Eu sei que meus olhos ficaram suaves. É uma boa razão — não,

uma ótima razão — que faz meus dedos se curvarem.

Puxando sua cabeça para baixo, eu o beijo, meus lábios fazendo

um longo e lânguido trabalho na tarefa.

Quando o beijo termina, pergunto: — O que acontece agora?

— Nós vamos embora ou ficamos e esperamos que o mundo

aprenda como aprendi. E de qualquer forma, fazemos isso juntos, por

todos os minutos que nos restam.


Ano 10 pós-Cavaleiro

O sol está se pondo quando acontece.

Victor abaixa seu livro, batendo nas minhas pernas, que estão

sobre seu colo.

Eu olho acima de meu próprio livro, meu olhar indo de seu livro

ao seu rosto pálido.

— O que foi?

Delicadamente, Victor move minhas pernas de lado e fica de pé.

Ele caminha um pouco antes de inclinar-se contra a parede.

Deixei meu próprio livro de lado, alarmada. Basicamente tenho

que chutar um caminho através dos dispersados brinquedos infantis

para chegar até ele.

— O que foi? — Eu pergunto.

Ele está tendo um ataque de coração?

Isso é possível?
Quando ele encontra meus olhos, há uma antiga tormenta

familiar neles. — Você pode ter me impedido anos atrás, Sara, mas

seu medo... — Ele diz, seus olhos indo para nossa casa ampla com

varanda, com vista ao Pacífico. — Eu não posso impedir meus irmãos.

Um frio desliza por mim. Nós não falamos sobre isso em meses.

Para que venha agora e assim repentinamente…

Victor sai, conduzido por uma força que não posso sentir e

desamparada o sigo.

Ele fica na varanda, suas mãos agarrando o corrimão tão forte

que posso ouvir a madeira começando a lascar. Incrível pensar que

aquelas mãos possam me segurar suavemente como também podem

fazer isso.

— A roda do destino foi colocada em movimento. — Ele diz. —

Ainda gira sem minha ajuda.

Apesar do meu desconforto, passo meus dedos sobre a sua mão,

sob meu toque, sua força contra o corrimão afrouxa.

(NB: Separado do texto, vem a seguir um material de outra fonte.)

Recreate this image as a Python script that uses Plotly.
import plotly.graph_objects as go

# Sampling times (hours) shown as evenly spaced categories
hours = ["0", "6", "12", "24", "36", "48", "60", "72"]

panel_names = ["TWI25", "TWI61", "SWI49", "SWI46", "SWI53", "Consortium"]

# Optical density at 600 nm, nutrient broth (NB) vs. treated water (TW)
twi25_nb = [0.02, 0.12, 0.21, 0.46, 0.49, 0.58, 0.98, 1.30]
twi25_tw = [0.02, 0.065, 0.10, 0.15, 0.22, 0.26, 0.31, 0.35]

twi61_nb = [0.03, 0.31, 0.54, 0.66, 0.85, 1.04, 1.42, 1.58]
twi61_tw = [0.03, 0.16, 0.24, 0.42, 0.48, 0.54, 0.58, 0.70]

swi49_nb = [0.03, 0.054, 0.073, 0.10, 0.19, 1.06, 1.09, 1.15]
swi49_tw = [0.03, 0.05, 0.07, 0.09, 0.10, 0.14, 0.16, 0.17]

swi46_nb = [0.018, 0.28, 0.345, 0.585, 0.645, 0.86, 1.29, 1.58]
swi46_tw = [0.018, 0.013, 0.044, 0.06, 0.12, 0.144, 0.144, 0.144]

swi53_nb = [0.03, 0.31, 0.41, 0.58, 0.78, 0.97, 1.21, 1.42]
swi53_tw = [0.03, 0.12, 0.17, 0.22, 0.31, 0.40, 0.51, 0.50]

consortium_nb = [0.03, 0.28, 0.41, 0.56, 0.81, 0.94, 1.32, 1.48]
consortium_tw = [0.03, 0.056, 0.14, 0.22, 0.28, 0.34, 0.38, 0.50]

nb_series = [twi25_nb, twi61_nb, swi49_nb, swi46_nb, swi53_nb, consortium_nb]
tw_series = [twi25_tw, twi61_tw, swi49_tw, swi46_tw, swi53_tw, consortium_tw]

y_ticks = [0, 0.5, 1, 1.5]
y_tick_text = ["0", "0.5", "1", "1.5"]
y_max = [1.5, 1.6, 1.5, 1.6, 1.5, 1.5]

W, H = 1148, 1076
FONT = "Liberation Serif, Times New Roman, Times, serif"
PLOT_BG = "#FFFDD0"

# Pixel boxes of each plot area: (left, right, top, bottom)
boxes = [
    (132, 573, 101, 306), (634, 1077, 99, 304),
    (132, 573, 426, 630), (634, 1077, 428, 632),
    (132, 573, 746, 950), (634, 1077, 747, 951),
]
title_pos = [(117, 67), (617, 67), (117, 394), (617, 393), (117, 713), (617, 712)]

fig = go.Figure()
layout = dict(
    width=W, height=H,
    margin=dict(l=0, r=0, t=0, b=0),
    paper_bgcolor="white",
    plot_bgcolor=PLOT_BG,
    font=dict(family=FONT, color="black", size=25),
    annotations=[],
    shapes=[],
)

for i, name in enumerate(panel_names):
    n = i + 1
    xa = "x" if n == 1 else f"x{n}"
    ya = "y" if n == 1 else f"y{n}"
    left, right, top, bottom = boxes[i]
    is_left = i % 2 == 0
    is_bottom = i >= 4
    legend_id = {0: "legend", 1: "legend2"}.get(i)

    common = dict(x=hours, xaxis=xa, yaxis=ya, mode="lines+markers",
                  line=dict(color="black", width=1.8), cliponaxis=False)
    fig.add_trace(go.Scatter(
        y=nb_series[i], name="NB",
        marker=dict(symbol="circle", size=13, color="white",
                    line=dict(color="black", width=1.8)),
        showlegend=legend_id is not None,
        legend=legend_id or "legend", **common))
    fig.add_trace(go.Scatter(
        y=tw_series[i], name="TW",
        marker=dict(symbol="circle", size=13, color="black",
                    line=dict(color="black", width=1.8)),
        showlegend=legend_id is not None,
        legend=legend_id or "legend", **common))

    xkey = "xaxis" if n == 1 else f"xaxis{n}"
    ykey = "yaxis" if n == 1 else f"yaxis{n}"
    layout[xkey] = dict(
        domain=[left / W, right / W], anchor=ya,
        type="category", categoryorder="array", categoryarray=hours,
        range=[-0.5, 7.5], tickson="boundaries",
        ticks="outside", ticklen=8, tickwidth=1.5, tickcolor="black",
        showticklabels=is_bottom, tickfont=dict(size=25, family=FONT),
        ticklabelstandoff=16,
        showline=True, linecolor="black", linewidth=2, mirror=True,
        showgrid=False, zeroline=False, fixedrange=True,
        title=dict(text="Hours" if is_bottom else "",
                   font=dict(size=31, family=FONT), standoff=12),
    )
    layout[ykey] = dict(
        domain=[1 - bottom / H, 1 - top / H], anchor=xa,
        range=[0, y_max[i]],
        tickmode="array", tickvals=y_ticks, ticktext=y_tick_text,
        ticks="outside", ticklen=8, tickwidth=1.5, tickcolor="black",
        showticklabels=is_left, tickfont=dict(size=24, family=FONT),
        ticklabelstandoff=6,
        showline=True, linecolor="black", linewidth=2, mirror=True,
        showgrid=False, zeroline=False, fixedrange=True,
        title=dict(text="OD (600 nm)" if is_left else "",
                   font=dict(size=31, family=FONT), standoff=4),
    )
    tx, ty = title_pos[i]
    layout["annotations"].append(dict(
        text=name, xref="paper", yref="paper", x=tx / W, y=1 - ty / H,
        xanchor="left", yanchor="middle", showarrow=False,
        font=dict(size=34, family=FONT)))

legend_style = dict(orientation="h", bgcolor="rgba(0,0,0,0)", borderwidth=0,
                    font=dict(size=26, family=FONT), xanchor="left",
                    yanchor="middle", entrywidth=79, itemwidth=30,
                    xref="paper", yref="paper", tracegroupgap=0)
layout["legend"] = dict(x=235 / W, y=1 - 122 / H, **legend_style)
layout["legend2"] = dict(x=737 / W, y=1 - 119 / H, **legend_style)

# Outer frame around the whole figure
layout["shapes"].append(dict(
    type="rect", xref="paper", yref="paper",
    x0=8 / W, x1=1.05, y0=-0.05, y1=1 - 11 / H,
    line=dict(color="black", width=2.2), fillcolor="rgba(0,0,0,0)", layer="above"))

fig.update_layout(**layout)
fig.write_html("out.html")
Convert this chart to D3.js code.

— Eu posso sentir. — Ele diz, não se incomodando em encontrar

meu olhar. Seus olhos movem-se inquietos sobre a terra. — Meu

irmão está acordando.


Eu fico fria novamente. — O que?

Ele não olha para mim, seu corpo tem uma postura rígida.

— Ore pelo mundo, querida Sara. A guerra está chegando.